[Source code of charts]

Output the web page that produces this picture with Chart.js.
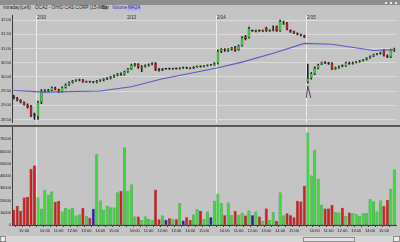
<!DOCTYPE html>
<html><head><meta charset="utf-8">
<script src="https://cdn.jsdelivr.net/npm/chart.js@4.4.0/dist/chart.umd.min.js"></script>
<style>
html,body{margin:0;padding:0;width:400px;height:242px;overflow:hidden;background:#c4c4c4;font-family:"Liberation Sans",Arial,sans-serif;}
.abs{position:absolute;}
#titlebar{left:0;top:0;width:400px;height:5px;background:#8e8e8e;}
.hdr{top:5px;font-size:4.6px;line-height:6px;color:#202020;white-space:nowrap;}
#sep{left:0;top:125px;width:400px;height:2px;background:#585858;}
#scroll{left:0;top:236px;width:400px;height:6px;background:#d6d6d6;}
.btn{background:#ececec;border:0.5px solid #8a8a8a;box-sizing:border-box;}
canvas{position:absolute;left:0;}
</style></head>
<body>
<div id="titlebar" class="abs"></div>
<div class="abs btn" style="left:384px;top:0.5px;width:4px;height:4px"></div>
<div class="abs btn" style="left:389px;top:0.5px;width:4px;height:4px"></div>
<div class="abs btn" style="left:394px;top:0.5px;width:4px;height:4px"></div>
<div class="abs hdr" style="left:3px">Intraday</div>
<div class="abs hdr" style="left:20px">(Left)</div>
<div class="abs hdr" style="left:35px">OCA2 - OHIO CAS CORP (15-Min)</div>
<div class="abs hdr" style="left:102px">Bar</div>
<div class="abs hdr" style="left:112px;color:#2a2aa8">Volume</div>
<div class="abs hdr" style="left:127px;color:#2a2aa8;background:#b4b4e2;padding:0 1px">MA24</div>
<canvas id="price" width="400" height="114" style="top:12px"></canvas>
<canvas id="vol" width="400" height="109" style="top:127px"></canvas>
<div id="sep" class="abs"></div>
<div id="scroll" class="abs"></div>
<div class="abs btn" style="left:0;top:236px;width:6px;height:6px"></div>
<div class="abs btn" style="left:303px;top:236.5px;width:52px;height:5px;background:#e2e2e2"></div>
<div class="abs btn" style="left:393px;top:236px;width:7px;height:6px"></div>
<script>
// ---- data ----
const dayDates = ['2/9','2/10','2/13','2/14','2/15'];
const dayStartTimes = ['14:15','9:30','9:30','9:30','9:30'];
const dayBarCounts = [7,26,26,26,26];
const dateMarks = ['2/10','2/13','2/14','2/15'];
const dayLineDates = ['2/10','2/14','2/15'];
const timeTickLabels = ['10:00','11:00','12:00','13:00','14:00','15:00'];
const priceTicks = [28.5,29,29.5,30,30.5,31,31.5,32];
const volumeTicks = [0,10000,20000,30000,40000,50000,60000,70000];

const open = [
29.32,29.25,29.18,29.10,29.02,28.97,28.68,
28.60,29.10,29.48,29.50,29.52,29.62,29.56,29.48,29.62,29.72,29.80,29.86,29.88,29.90,29.82,29.84,29.81,29.81,29.85,29.88,29.92,29.95,30.00,30.05,30.12,30.08,
30.18,30.28,30.42,30.45,30.30,30.36,30.40,30.44,30.48,30.28,30.24,30.28,30.30,30.27,30.31,30.28,30.32,30.33,30.31,30.30,30.34,30.38,30.36,30.39,30.41,30.41,
30.48,30.90,30.97,30.93,30.96,31.05,30.95,31.10,31.42,31.38,31.62,31.60,31.64,31.60,31.72,31.62,31.64,31.78,31.62,31.88,31.90,31.65,31.60,31.54,31.50,31.46,
29.82,29.95,30.10,30.30,30.43,30.52,30.50,30.47,30.27,30.32,30.40,30.37,30.50,30.46,30.50,30.53,30.56,30.60,30.66,30.72,30.78,30.81,30.95,30.75,30.70,30.93];
const high = [
29.35,29.28,29.20,29.12,29.05,29.00,28.72,
29.15,29.55,29.55,29.56,29.65,29.64,29.57,29.65,29.75,29.82,29.88,29.90,29.92,29.91,29.85,29.85,29.83,29.88,29.90,29.94,29.97,30.02,30.07,30.12,30.14,30.20,
30.30,30.45,30.48,30.47,30.40,30.42,30.46,30.50,30.50,30.30,30.30,30.30,30.31,30.31,30.32,30.33,30.34,30.34,30.32,30.36,30.39,30.39,30.40,30.42,30.43,30.50,
30.95,31.00,31.00,31.00,31.04,31.08,31.12,31.42,31.46,31.75,31.65,31.65,31.66,31.66,31.75,31.66,31.80,31.80,32.00,31.97,31.92,31.66,31.61,31.55,31.51,31.47,
30.45,30.15,30.35,30.45,30.52,30.54,30.51,30.50,30.34,30.39,30.42,30.52,30.52,30.52,30.55,30.58,30.62,30.68,30.74,30.80,30.83,30.87,30.97,30.78,30.98,31.01];
const low = [
29.22,29.15,29.08,29.00,28.90,28.60,28.50,
28.50,29.05,29.45,29.47,29.50,29.54,29.44,29.46,29.60,29.70,29.78,29.84,29.86,29.80,29.80,29.80,29.79,29.79,29.84,29.86,29.90,29.93,29.98,30.03,30.05,30.06,
30.16,30.26,30.38,30.30,30.18,30.34,30.38,30.42,30.22,30.20,30.22,30.26,30.26,30.26,30.27,30.27,30.30,30.29,30.28,30.29,30.33,30.34,30.35,30.38,30.40,30.40,
30.45,30.85,30.90,30.90,30.94,30.90,30.93,31.08,31.30,31.36,31.60,31.58,31.60,31.59,31.60,31.60,31.62,31.60,31.60,31.85,31.65,31.57,31.52,31.48,31.44,31.38,
29.78,29.92,30.08,30.28,30.43,30.46,30.44,30.25,30.26,30.30,30.35,30.36,30.44,30.45,30.49,30.52,30.55,30.59,30.65,30.71,30.77,30.80,30.73,30.68,30.68,30.90];
const close = [
29.25,29.18,29.10,29.02,28.93,28.65,28.62,
29.10,29.50,29.52,29.54,29.62,29.56,29.47,29.62,29.72,29.80,29.86,29.88,29.90,29.83,29.84,29.81,29.81,29.86,29.89,29.92,29.95,30.00,30.05,30.10,30.08,30.18,
30.28,30.42,30.45,30.32,30.36,30.40,30.44,30.48,30.25,30.22,30.28,30.28,30.27,30.30,30.28,30.32,30.32,30.30,30.29,30.35,30.38,30.36,30.39,30.41,30.41,30.48,
30.90,30.97,30.93,30.98,31.02,30.92,31.10,31.38,31.33,31.70,31.62,31.63,31.62,31.64,31.62,31.65,31.68,31.62,31.95,31.92,31.68,31.60,31.54,31.50,31.46,31.40,
29.95,30.12,30.30,30.42,30.50,30.48,30.46,30.27,30.32,30.37,30.37,30.50,30.46,30.50,30.53,30.56,30.60,30.66,30.72,30.78,30.81,30.85,30.75,30.70,30.95,30.99];
const volume = [
12400,15600,11500,22500,22800,45900,48600,
22500,13200,28800,24700,27400,18900,19500,11000,14000,12900,14000,7700,8500,14000,7100,6000,13200,57700,20000,12400,15600,14300,14300,26600,28000,63200,
28000,33000,6900,6900,4100,6900,5000,4100,28800,4700,7700,4100,5500,4700,4700,17800,3600,6300,4100,8500,12900,11500,5000,11000,6300,19800,
25500,17800,8000,18400,8000,11500,8000,9900,7700,11800,8000,11000,6900,3300,13500,4100,10400,3300,26600,7700,9600,8000,6300,19800,19200,32100,
75500,40400,61000,37600,16500,13500,13500,16500,10400,10200,14000,7400,10200,9600,8800,7400,9600,9600,21100,19200,11000,20000,15600,20600,29400,45300];
// moving average read at a few bars (others left empty, the line joins them)
const maIndex = [0,9,25,34,43,53,59,66,75,84,92,104,110];
const maValue = [29.52,29.46,29.50,29.65,29.93,30.17,30.32,30.52,30.83,31.18,31.15,30.93,30.96];

// ---- build categories ----
const labels=[], dateOf=[], timeOf=[];
dayDates.forEach((d,k)=>{
  const [h0,m0]=dayStartTimes[k].split(':').map(Number);
  for(let j=0;j<dayBarCounts[k];j++){
    const t=h0*60+m0+15*j;
    const ts=Math.floor(t/60)+':'+String(t%60).padStart(2,'0');
    labels.push(d+' '+ts); dateOf.push(d); timeOf.push(ts);
  }
});
const firstIdx = d => dateOf.indexOf(d);
const dayLineIdx = dayLineDates.map(firstIdx);
const ma = labels.map(()=>null); maIndex.forEach((i,k)=>ma[i]=maValue[k]);
const dir = open.map((o,i)=> close[i]>o?1:(close[i]<o?-1:0));
const bodyFill = dir.map(d=> d>0?'#3cd63c':(d<0?'#c81c1c':'#2a2a40'));
const bodyEdge = dir.map(d=> d>0?'#147014':(d<0?'#6a0c0c':'#202030'));
const volFill = dir.map(d=> d>0?'#3ad83a':(d<0?'#cc1e1e':'#1c1cb0'));
const volEdge = dir.map(d=> d>0?'#157a15':(d<0?'#7a0e0e':'#0a0a60'));

Chart.defaults.font.family='"Liberation Sans", Arial, sans-serif';
Chart.defaults.font.size=4;
Chart.defaults.color='#1a1a1a';
Chart.defaults.animation=false;
Chart.defaults.plugins.legend.display=false;
Chart.defaults.plugins.tooltip.enabled=false;

const dayGrid = ctx => (ctx.type==='tick' && dayLineIdx.includes(ctx.index)) ? '#ededed' : 'rgba(0,0,0,0)';

const pricePlugin = {
  id:'priceExtras',
  afterDatasetsDraw(ch){
    const c=ch.ctx, x=ch.scales.x, y=ch.scales.y, bw=x.getPixelForValue(1)-x.getPixelForValue(0);
    c.save();
    c.fillStyle='#1e1e1e'; c.font='4.5px "Liberation Sans", Arial'; c.textBaseline='top';
    dateMarks.forEach(d=>{ const px=x.getPixelForValue(firstIdx(d))-bw/2+1; c.fillText(d,px,ch.chartArea.top+0.5); });
    // hand-drawn mark under the 2/15 opening bar
    const i0=firstIdx('2/15'); const cx=x.getPixelForValue(i0);
    c.strokeStyle='#111'; c.lineWidth=0.7; c.beginPath();
    c.moveTo(cx-1.5,y.getPixelForValue(29.26)); c.lineTo(cx,y.getPixelForValue(29.68));
    c.lineTo(cx+3,y.getPixelForValue(29.26)); c.stroke();
    c.restore();
  }
};

// volume axis labels drawn from the y scale
const volLabels = {
  id:'volLabels',
  afterDraw(ch){
    const c=ch.ctx, y=ch.scales.y;
    c.save(); c.fillStyle='#1a1a1a'; c.font='4px "Liberation Sans", Arial';
    c.textAlign='right'; c.textBaseline='middle';
    volumeTicks.forEach(v=>{ c.fillText(String(v), ch.chartArea.left-1, y.getPixelForValue(v)); });
    c.restore();
  }
};

new Chart(document.getElementById('price'),{
  type:'bar',
  data:{labels, datasets:[
    {type:'line', data:ma, spanGaps:true, borderColor:'#5a5ac4', borderWidth:1.1, pointRadius:0, order:0},
    {data:labels.map((_,i)=>[low[i],high[i]]), backgroundColor:'#1a1a1a', barThickness:0.9, grouped:false, order:2},
    {data:labels.map((_,i)=>[open[i],close[i]]), backgroundColor:bodyFill, borderColor:bodyEdge, borderWidth:0.5, borderSkipped:false,
     barPercentage:0.8, categoryPercentage:1, minBarLength:1, grouped:false, order:1}
  ]},
  options:{responsive:false, devicePixelRatio:1,
    layout:{padding:{left:0,right:4,top:0,bottom:0}, autoPadding:false},
    scales:{
      x:{display:true, offset:true, ticks:{display:false}, border:{display:false},
         grid:{offset:true, color:dayGrid, lineWidth:1, drawTicks:false}, afterFit:s=>{s.height=0;}},
      y:{min:28.387, max:32.166, afterBuildTicks:s=>{s.ticks=priceTicks.map(v=>({value:v}));},
         ticks:{callback:v=>Number(v).toFixed(2), padding:1, font:{size:4}},
         grid:{color:'#dadada', drawTicks:false}, border:{display:true,color:'#3a3a3a',width:1},
         afterFit:s=>{s.width=12;}}
    }},
  plugins:[pricePlugin]
});

new Chart(document.getElementById('vol'),{
  type:'bar',
  data:{labels, datasets:[
    {data:volume, backgroundColor:volFill, borderColor:volEdge, borderWidth:0.5, borderSkipped:false, barPercentage:0.86, categoryPercentage:1}
  ]},
  options:{responsive:false, devicePixelRatio:1,
    layout:{padding:{left:0,right:4,top:0,bottom:0}, autoPadding:false},
    scales:{
      x:{offset:true, ticks:{autoSkip:false, maxRotation:0, padding:1, font:{size:4},
           callback:(v,i)=> timeTickLabels.includes(timeOf[i]) ? timeOf[i] : ''},
         grid:{offset:true, color:dayGrid, tickLength:2,
           tickColor:ctx=> (timeOf[ctx.index]||'').match(/:(00|30)$/) ? '#444' : 'rgba(0,0,0,0)'},
         border:{display:true,color:'#3a3a3a',width:1}, afterFit:s=>{s.height=11;}},
      y:{min:0, max:80000, afterBuildTicks:s=>{s.ticks=volumeTicks.map(v=>({value:v}));},
         ticks:{display:false},
         grid:{display:false, drawTicks:false}, border:{display:true,color:'#3a3a3a',width:1},
         afterFit:s=>{s.width=12;}}
    }},
  plugins:[volLabels]
});
</script>
</body></html>
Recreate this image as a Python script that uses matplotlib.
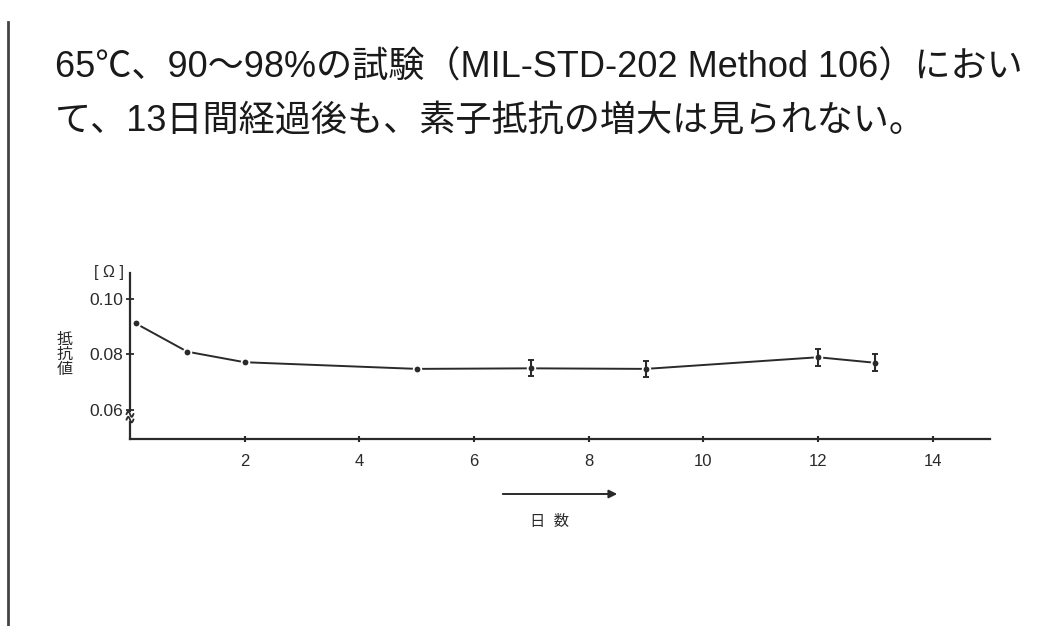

(EXERCISE)
Return every line of the preceding records in which the word "this" appears.

(WRITTEN REPLY)
Output the web page that produces this picture with Chart.js.
Recreate this image as a Python script that uses matplotlib.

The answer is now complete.